« Ce petit couple, je veux le revoir, marié, dans les premiers mois de la vie
conjugale », avait dit Henri Langlois à François Truffaut en sortant d'une
projection de Baisers volés. Deux ans après, le metteur en scène renoua donc
avec Antoine Doinel, pour faire de cet éternel ado décalé un homme marié à
Christine, père d'un petit Alphonse et contraint de travailler.

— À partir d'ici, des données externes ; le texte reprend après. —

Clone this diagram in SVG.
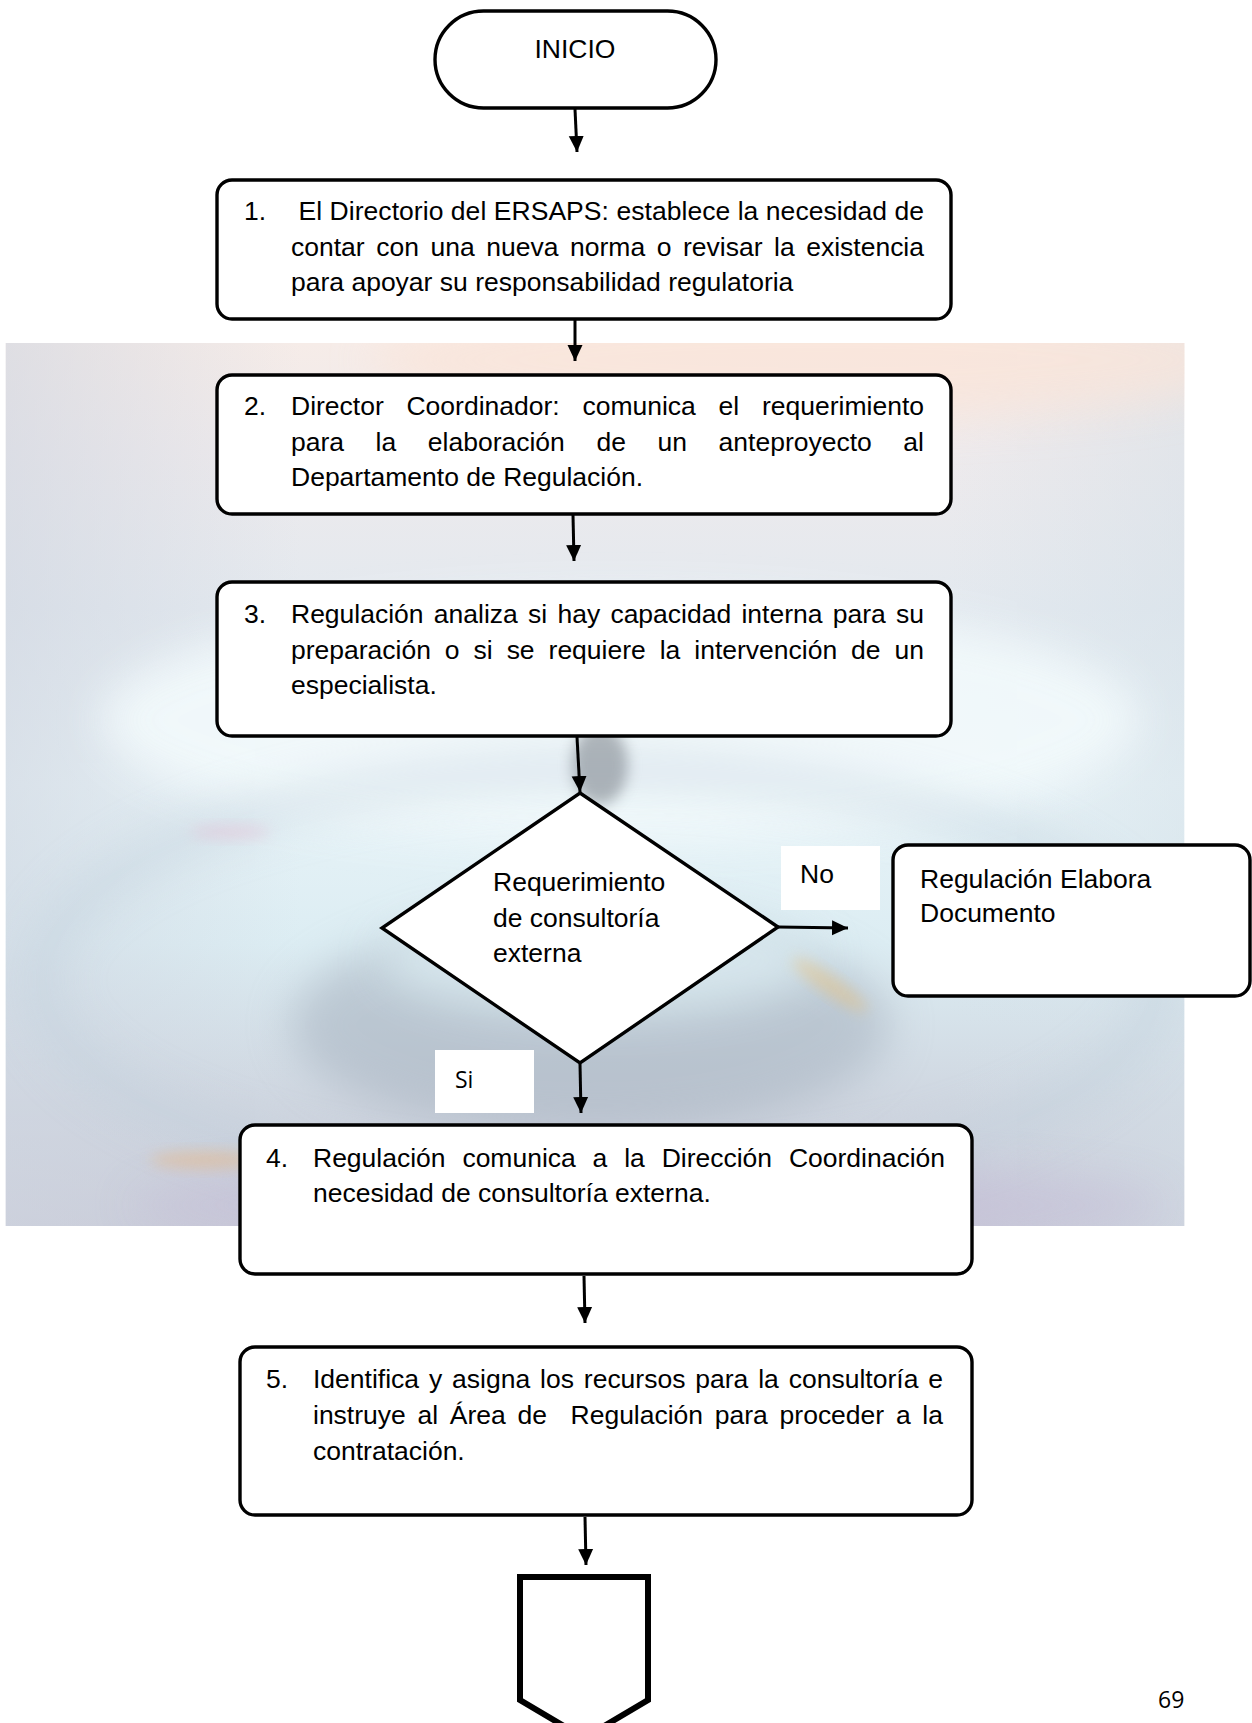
<svg xmlns="http://www.w3.org/2000/svg" width="1252" height="1723" viewBox="0 0 1252 1723">
  <style>
    .box { fill: #ffffff; stroke: #000000; stroke-width: 3.4; }
    .term { fill: #ffffff; stroke: #000000; stroke-width: 3.4; }
    .txt { font-family: "Liberation Sans", Arial, Helvetica, sans-serif; font-size: 26.5px; fill: #000000; }
    .cal { font-family: "Open Sans", Lato, sans-serif; font-size: 23px; fill: #000000; }
    .conn { fill: none; stroke: #000000; stroke-width: 3; marker-end: url(#arrow); }
    .tag { fill: #ffffff; }
  </style>
  <defs>
    <marker id="arrow" markerUnits="userSpaceOnUse" markerWidth="17" markerHeight="17" viewBox="0 0 17 17" refX="16" refY="8" orient="auto">
      <path d="M0,0.5 L16,8 L0,15.5 Z" fill="#000000"/>
    </marker>
    <linearGradient id="bgV" x1="0" y1="0" x2="0" y2="1">
      <stop offset="0" stop-color="#f6ece8"/>
      <stop offset="0.12" stop-color="#eeeaec"/>
      <stop offset="0.3" stop-color="#e3e9ef"/>
      <stop offset="0.5" stop-color="#e8f3f7"/>
      <stop offset="0.68" stop-color="#dcedf3"/>
      <stop offset="0.86" stop-color="#cfd6e0"/>
      <stop offset="1" stop-color="#c9cbd8"/>
    </linearGradient>
    <linearGradient id="bgH" x1="0" y1="0" x2="1" y2="0">
      <stop offset="0" stop-color="#cfd5e0" stop-opacity="0.6"/>
      <stop offset="0.25" stop-color="#cfd5e0" stop-opacity="0"/>
      <stop offset="0.8" stop-color="#d5e0e8" stop-opacity="0"/>
      <stop offset="1" stop-color="#d5e0e8" stop-opacity="0.5"/>
    </linearGradient>
    <filter id="soft" x="-50%" y="-50%" width="200%" height="200%">
      <feGaussianBlur stdDeviation="22"/>
    </filter>
    <filter id="soft2" x="-50%" y="-50%" width="200%" height="200%">
      <feGaussianBlur stdDeviation="7"/>
    </filter>
    <clipPath id="bgClip">
      <rect x="5.5" y="343" width="1179" height="883"/>
    </clipPath>
  </defs>

  <rect x="0" y="0" width="1252" height="1723" fill="#ffffff"/>

  <!-- faded water-ripple backdrop behind the middle of the chart -->
  <g id="backdrop" clip-path="url(#bgClip)">
    <rect x="5.5" y="343" width="1179" height="883" fill="url(#bgV)"/>
    <rect x="5.5" y="343" width="1179" height="883" fill="url(#bgH)"/>
    <ellipse cx="820" cy="360" rx="450" ry="60" fill="#fbe4d8" opacity="0.7" filter="url(#soft)"/>
    <ellipse cx="620" cy="720" rx="520" ry="120" fill="#f3fafc" opacity="0.85" filter="url(#soft)"/>
    <ellipse cx="600" cy="980" rx="560" ry="210" fill="none" stroke="#bfcfdb" stroke-width="30" opacity="0.5" filter="url(#soft)"/>
    <ellipse cx="590" cy="1025" rx="300" ry="110" fill="#a0acba" opacity="0.5" filter="url(#soft)"/>
    <ellipse cx="600" cy="960" rx="220" ry="55" fill="#dcecf2" opacity="0.8" filter="url(#soft)"/>
    <ellipse cx="600" cy="765" rx="28" ry="40" fill="#6f767e" opacity="0.5" filter="url(#soft2)"/>
    <ellipse cx="650" cy="1205" rx="520" ry="45" fill="#c2b9d6" opacity="0.45" filter="url(#soft)"/>
    <ellipse cx="830" cy="985" rx="45" ry="9" transform="rotate(35 830 985)" fill="#f2c06a" opacity="0.4" filter="url(#soft2)"/>
    <ellipse cx="205" cy="1160" rx="55" ry="9" fill="#eeb070" opacity="0.4" filter="url(#soft2)"/>
    <ellipse cx="230" cy="832" rx="40" ry="7" fill="#e8b8d0" opacity="0.4" filter="url(#soft2)"/>
  </g>

  <g id="connectors">
    <line class="conn" x1="575" y1="109" x2="577" y2="152"/>
    <line class="conn" x1="575" y1="320" x2="575" y2="361"/>
    <line class="conn" x1="573" y1="515" x2="574" y2="561"/>
    <line class="conn" x1="577" y1="737" x2="580" y2="792"/>
    <line class="conn" x1="778" y1="927" x2="848" y2="928"/>
    <line class="conn" x1="580" y1="1064" x2="581" y2="1113"/>
    <line class="conn" x1="584" y1="1276" x2="585" y2="1323"/>
    <line class="conn" x1="585" y1="1517" x2="586" y2="1565"/>
  </g>

  <g id="start">
    <rect class="term" x="435" y="11" width="281" height="97" rx="48.5" ry="48.5"/>
    <text class="txt" x="575" y="58" text-anchor="middle">INICIO</text>
  </g>

  <g id="step1">
    <rect class="box" x="217" y="180" width="734" height="139" rx="15"/>
    <text class="txt" x="244" y="220">1.</text>
    <text class="txt" x="298.5" y="220" textLength="625.5" lengthAdjust="spacing">El Directorio del ERSAPS: establece la necesidad de</text>
    <text class="txt" x="291" y="255.5" style="word-spacing:4.2px" textLength="633" lengthAdjust="spacing">contar con una nueva norma o revisar la existencia</text>
    <text class="txt" x="291" y="291">para apoyar su responsabilidad regulatoria</text>
  </g>

  <g id="step2">
    <rect class="box" x="217" y="375" width="734" height="139" rx="15"/>
    <text class="txt" x="244" y="415">2.</text>
    <text class="txt" x="291" y="415" style="word-spacing:15.4px" textLength="633" lengthAdjust="spacing">Director Coordinador: comunica el requerimiento</text>
    <text class="txt" x="291" y="450.5" style="word-spacing:24.2px" textLength="633" lengthAdjust="spacing">para la elaboración de un anteproyecto al</text>
    <text class="txt" x="291" y="486">Departamento de Regulación.</text>
  </g>

  <g id="step3">
    <rect class="box" x="217" y="582" width="734" height="154" rx="15"/>
    <text class="txt" x="244" y="623">3.</text>
    <text class="txt" x="291" y="623" style="word-spacing:2.9px" textLength="633" lengthAdjust="spacing">Regulación analiza si hay capacidad interna para su</text>
    <text class="txt" x="291" y="658.5" style="word-spacing:6.6px" textLength="633" lengthAdjust="spacing">preparación o si se requiere la intervención de un</text>
    <text class="txt" x="291" y="694">especialista.</text>
  </g>

  <g id="decision">
    <polygon class="box" points="580,793 778,927 580,1063 382,928"/>
    <text class="txt" x="493" y="891">Requerimiento</text>
    <text class="txt" x="493" y="926.5">de consultoría</text>
    <text class="txt" x="493" y="962">externa</text>
  </g>

  <g id="label-no">
    <rect class="tag" x="781" y="846" width="99" height="64"/>
    <text class="txt" x="800" y="883">No</text>
  </g>

  <g id="label-si">
    <rect class="tag" x="435" y="1050" width="99" height="63"/>
    <text class="cal" x="455" y="1088">Si</text>
  </g>

  <g id="internal-draft">
    <rect class="box" x="893" y="845" width="357" height="151" rx="15"/>
    <text class="txt" x="920" y="888">Regulación Elabora</text>
    <text class="txt" x="920" y="922">Documento</text>
  </g>

  <g id="step4">
    <rect class="box" x="240" y="1125" width="732" height="149" rx="15"/>
    <text class="txt" x="266" y="1167">4.</text>
    <text class="txt" x="313" y="1167" style="word-spacing:9.5px" textLength="632" lengthAdjust="spacing">Regulación comunica a la Dirección Coordinación</text>
    <text class="txt" x="313" y="1202">necesidad de consultoría externa.</text>
  </g>

  <g id="step5">
    <rect class="box" x="240" y="1347" width="732" height="168" rx="15"/>
    <text class="txt" x="266" y="1388">5.</text>
    <text class="txt" x="313" y="1388" style="word-spacing:2.5px" textLength="630" lengthAdjust="spacing">Identifica y asigna los recursos para la consultoría e</text>
    <text class="txt" x="313" y="1424" xml:space="preserve" style="word-spacing:4.4px" textLength="630" lengthAdjust="spacing">instruye al Área de  Regulación para proceder a la</text>
    <text class="txt" x="313" y="1460">contratación.</text>
  </g>

  <g id="page-connector">
    <path d="M520,1577 L648,1577 L648,1700 L584,1738 L520,1700 Z" fill="#ffffff" stroke="#000000" stroke-width="6" stroke-linejoin="miter"/>
  </g>

  <g id="page-number">
    <text class="cal" x="1158" y="1708">69</text>
  </g>
</svg>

Chronique légère et burlesque du passage à l'âge adulte autour d'une petite
cour d'immeuble désuète où Antoine teinte des oeillets en cherchant le rouge
absolu, de quais de métro où M. Hulot fait figure d'apparition, de cours d'eau
artificiels où Antoine (bien avant Bertrand Morane, « l'homme qui aimait les
femmes ») téléguide de petits bateaux.
Mais c'est aussi pour Truffaut un règlement de comptes mélancolique avec son
double. Son Doinel est un adulte improbable, impossible. Au domicile conjugal,
il préférera de trompeurs parfums d'Orient, juste le temps de perdre Christine.
Puis de la récupérer dans un épilogue qui augure le renoncement mutuel. Pour
Truffaut, comme pour Antoine, l'amour n'est jamais plus beau qu'en fuite.